When Gregory Wade left Research In Motion’s Asia Pacific headquarters here last fall, the logical thing to do might have been to pack up his family and head home to his native shore of British Columbia.
Instead, the eight-year expat joined an equity firm and continued preaching the economic miracle of Singapore, coaching Canadian firms looking to set up shop in the region as a vice-president for The Canadian Chamber of Commerce in Singapore.
“You will sense a vibe of growth, of energy, a sense of entrepreneurship and the desire and interest to create new and innovative products and services,” said Mr. Wade, who is now managing director of mobility at InflexionPoint Acquisition Corp. “I didn’t get that same vibe in Canada, regardless of locale.”
For a city-state with no resources, limited land and a small population, creating the explosive growth and development of the past half-century has meant running it like a corporation – using highly trained, highly paid leaders, inviting the world’s best and brightest to its work force with an open-door policy, and with a near-zero tolerance for dissent among the masses.
The result is a planned, modern economy with efficient public services, an educated population and a per-capita share of gross domestic product of more than $60,000 (U.S.), the highest in Southeast Asia. Singapore ranks No. 2 on the World Economic Forum’s global competitiveness rankings.
Today, as Singapore nears the 50th anniversary of its independence, the original economic miracle is slowing. Hit hard by the Asian financial crisis, the dot-com bust, the outbreak of SARS in 2003 and then global recession in 2008, the city-state is at an economic turning point.

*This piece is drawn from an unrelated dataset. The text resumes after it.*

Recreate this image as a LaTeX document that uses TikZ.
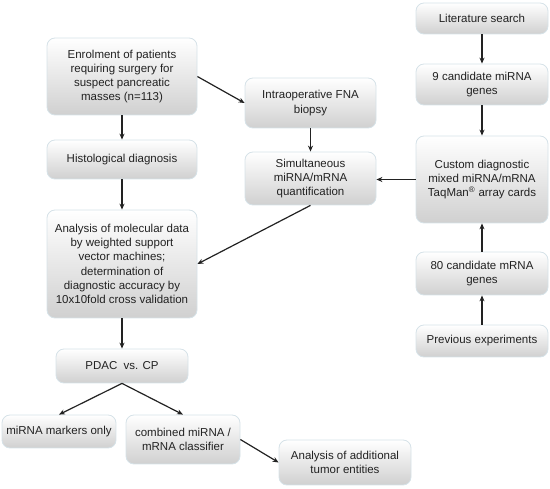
\documentclass[tikz,border=0pt]{standalone}
\usepackage{fontspec}
\setmainfont{Liberation Sans}
\usetikzlibrary{arrows.meta}
\definecolor{boxline}{RGB}{214,226,232}
\definecolor{boxbot}{RGB}{208,208,208}
\definecolor{ink}{RGB}{34,34,34}
\tikzset{
  box/.style={draw=boxline, line width=0.8pt, rounded corners=8pt, top color=white, bottom color=boxbot,
    align=center, inner sep=0pt, text=ink, font=\fontsize{11.5}{14.3}\selectfont},
  conn/.style={draw=ink, line width=1.2pt, -{Stealth[length=6pt,width=5pt]}}
}
\begin{document}
\begin{tikzpicture}[x=1pt,y=-1pt]
\useasboundingbox (0,0) rectangle (550,489);
\node[box, minimum width=150pt, minimum height=77pt] (enrol) at (122,76.5) {Enrolment of patients\\requiring surgery for\\suspect pancreatic\\masses (n=113)};
\node[box, minimum width=150pt, minimum height=39pt] (histo) at (122,159.5) {Histological diagnosis};
\node[box, minimum width=150pt, minimum height=108pt] (anal) at (122,264) {Analysis of molecular data\\by weighted support\\vector machines;\\determination of\\diagnostic accuracy by\\10x10fold cross validation};
\node[box, minimum width=132pt, minimum height=34pt] (pdac) at (122,366) {PDAC\ \ vs. CP};
\node[box, minimum width=114pt, minimum height=33pt] (mirna) at (59,431.5) {miRNA markers only};
\node[box, minimum width=114pt, minimum height=49pt] (comb) at (183,439.5) {combined miRNA /\\mRNA classifier};
\node[box, minimum width=132pt, minimum height=45pt] (addl) at (345,462.5) {Analysis of additional\\tumor entities};
\node[box, minimum width=131pt, minimum height=50pt] (fna) at (310.5,103) {Intraoperative FNA\\biopsy};
\node[box, minimum width=131pt, minimum height=53pt] (simul) at (310.5,178.5) {Simultaneous\\miRNA/mRNA\\quantification};
\node[box, minimum width=132pt, minimum height=31pt] (lit) at (482,18.5) {Literature search};
\node[box, minimum width=132pt, minimum height=41pt] (c9) at (482,84.5) {9 candidate miRNA\\genes};
\node[box, minimum width=132pt, minimum height=87pt] (custom) at (482,179.5) {Custom diagnostic\\mixed miRNA/mRNA\\TaqMan\textsuperscript{®} array cards};
\node[box, minimum width=132pt, minimum height=43pt] (c80) at (482,273.5) {80 candidate mRNA\\genes};
\node[box, minimum width=132pt, minimum height=32pt] (prev) at (482,341) {Previous experiments};

\draw[conn] (enrol) -- (histo);
\draw[conn] (histo) -- (anal);
\draw[conn] (anal) -- (pdac);
\draw[conn] (pdac.south) -- (mirna.north);
\draw[conn] (pdac.south) -- (comb.north);
\draw[conn] (comb.east) -- (addl.west);
\draw[conn] (enrol.east) -- (fna.west);
\draw[conn] (fna) -- (simul);
\draw[conn] (simul.south) -- (anal.east);
\draw[conn] (custom.west) -- (custom.west -| simul.east);
\draw[conn] (lit) -- (c9);
\draw[conn] (c9) -- (custom);
\draw[conn] (c80) -- (custom);
\draw[conn] (prev) -- (c80);
\end{tikzpicture}
\end{document}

In its early days of enticing multinational firms, huge tax breaks, low operating costs and a great quality of life in an English-speaking tropical setting were the calling card. Today, a more sophisticated approach is needed, economists say, with a heavy focus on research and development, education and head-hunting the best talent from at home and abroad.

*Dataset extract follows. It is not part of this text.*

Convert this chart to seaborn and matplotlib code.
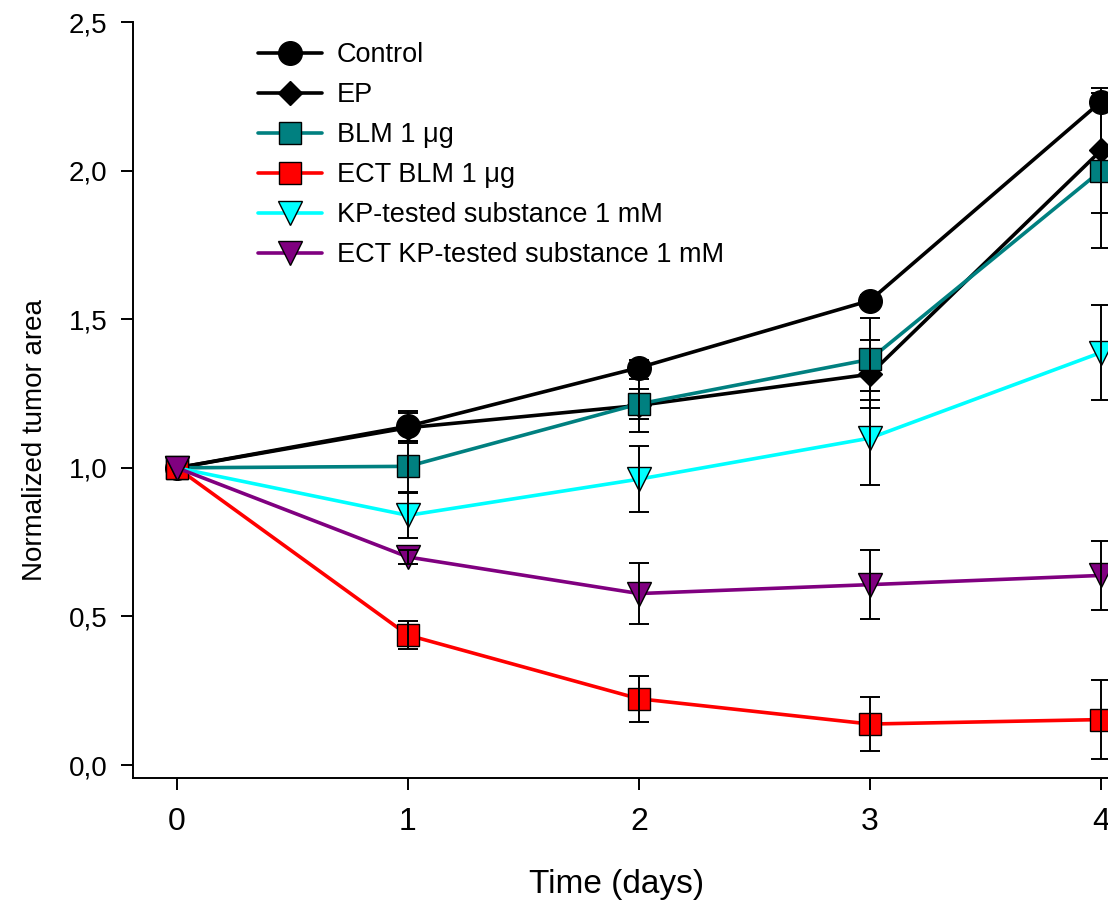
import matplotlib
matplotlib.use("Agg")
import matplotlib.pyplot as plt
import seaborn as sns
from matplotlib import font_manager

# Data (mean +/- error per day)
days = [0, 1, 2, 3, 4]
groups = ["Control", "EP", "BLM 1 μg", "ECT BLM 1 μg",
          "KP-tested substance 1 mM", "ECT KP-tested substance 1 mM"]

control = [1.0, 1.14, 1.337, 1.563, 2.232]
control_err = [0.0, 0.05, 0.025, 0.02, 0.01]
ep = [1.0, 1.135, 1.21, 1.315, 2.068]
ep_err = [0.0, 0.05, 0.09, 0.115, 0.21]
blm = [1.0, 1.005, 1.215, 1.365, 2.0]
blm_err = [0.0, 0.085, 0.05, 0.138, 0.26]
ect_blm = [1.0, 0.437, 0.223, 0.138, 0.153]
ect_blm_err = [0.0, 0.047, 0.077, 0.092, 0.132]
kp = [1.0, 0.84, 0.962, 1.10, 1.388]
kp_err = [0.0, 0.075, 0.11, 0.157, 0.16]
ect_kp = [1.0, 0.70, 0.577, 0.607, 0.638]
ect_kp_err = [0.0, 0.025, 0.103, 0.116, 0.115]

y_ticks = [0.0, 0.5, 1.0, 1.5, 2.0, 2.5]
y_tick_labels = ["0,0", "0,5", "1,0", "1,5", "2,0", "2,5"]
x_tick_labels = ["0", "1", "2", "3", "4"]

sns.set_style("ticks")
plt.rcParams["font.family"] = ["Liberation Sans", "DejaVu Sans"]
for key in ["text.color", "axes.labelcolor", "xtick.color", "ytick.color"]:
    plt.rcParams[key] = "black"

names = {f.name for f in font_manager.fontManager.ttflist}
narrow = "Liberation Sans Narrow" if "Liberation Sans Narrow" in names else "Liberation Sans"
x_size = 26 if narrow == "Liberation Sans Narrow" else 23

fig = plt.figure(figsize=(11.08, 9.02), dpi=100)
# axes run past the right edge, like the cropped original
ax = fig.add_axes([0.1201, 0.137, 0.957, 0.8386])

series = [
    (control, control_err, "black", "o", 17),
    (ep, ep_err, "black", "D", 12),
    (blm, blm_err, "#008080", "s", 15.5),
    (ect_blm, ect_blm_err, "#ff0000", "s", 15.5),
    (kp, kp_err, "#00ffff", "v", 17),
    (ect_kp, ect_kp_err, "#800080", "v", 17),
]

for i, (name, (vals, errs, color, marker, ms)) in enumerate(zip(groups, series)):
    sns.lineplot(x=days, y=vals, ax=ax, color=color, marker=marker,
                 markersize=ms, markerfacecolor=color, markeredgecolor="black",
                 markeredgewidth=1.0, linewidth=2.6, label=name, zorder=3 + 2 * i)
    ax.errorbar(days[1:], vals[1:], yerr=errs[1:], fmt="none", ecolor="black",
                elinewidth=1.4, capsize=7.2, capthick=1.4, zorder=4 + 2 * i)

ax.set_xlim(-0.19, 4.4)
ax.set_ylim(-0.045, 2.5)

ax.set_yticks(y_ticks)
ax.set_yticklabels(y_tick_labels, fontsize=20)
ax.set_xticks(days)
ax.set_xticklabels(x_tick_labels, fontsize=x_size, fontfamily=narrow)
ax.tick_params(axis="both", direction="out", length=8.6, width=1.4, color="black")
ax.tick_params(axis="y", pad=10)
ax.tick_params(axis="x", pad=12)

ax.set_ylabel("Normalized tumor area", fontsize=20)
ax.yaxis.set_label_coords(-0.08, 0.447)
ax.set_xlabel("Time (days)", fontsize=x_size + 1, fontfamily=narrow)
ax.xaxis.set_label_coords(0.4564, -0.12)

sns.despine(ax=ax)
for sp in ["left", "bottom"]:
    ax.spines[sp].set_linewidth(1.4)
    ax.spines[sp].set_color("black")

ax.legend(loc="upper left", bbox_to_anchor=(258 / 1108, 1 - 42 / 902),
          bbox_transform=fig.transFigure, frameon=False, fontsize=19.5,
          handlelength=2.35, handletextpad=0.55, labelspacing=0.52,
          borderpad=0, borderaxespad=0)

fig.savefig("out.png", dpi=100)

“Singapore’s economic strength is so vulnerable. When Europe stops, when America goes into recession, when Japan goes into recession and China slows down, there is nothing left for Singapore because we are so small, our economy is all exports,” said Tan Khee Giap, an economist from the National University of Singapore and co-director of the Asia Competitiveness Institute. “All we can do is diversify.”
At the core of Singapore’s economic policies is the country’s massive Research, Innovation and Enterprise Council, chaired by the Prime Minister himself and given an undisclosed share of the country’s annual budget to reach out to the four corners of the globe for investment.
Operating through three government ministries, four agencies and a multitude of smaller schools and research institutes, it is a massive multibillion-dollar effort to keep Singapore at the cutting edge of technology and research, and draws some of the world’s biggest corporations to its shores.
One of its lead agencies is the Economic Development Board, which pursues business opportunities around the globe from a gleaming downtown headquarters with a stunning view of Singapore’s skyline. The board manages 21 offices in 12 countries, including six in the United States, developing investments and industries that together contribute about 40 per cent of Singapore’s GDP.
“Our openness to investments started really in the 1960s because we found that the multinational corporations brought with them their own distribution networks and their own market. So it opened us to the rest of the world in terms of their exports,” said Damian Chan, the board’s international director for Americas, who said the focus has shifted over the years from lower-tech manufacturing to higher-tech, such as semiconductors and electronics, and now to more innovation and knowledge-based industries, including biomedical sciences and clean technology.
“The key thing now actually propelling the Singapore economy forward, and we will see that continue over the next two, three, maybe even more decades, would be the Asian growth story.”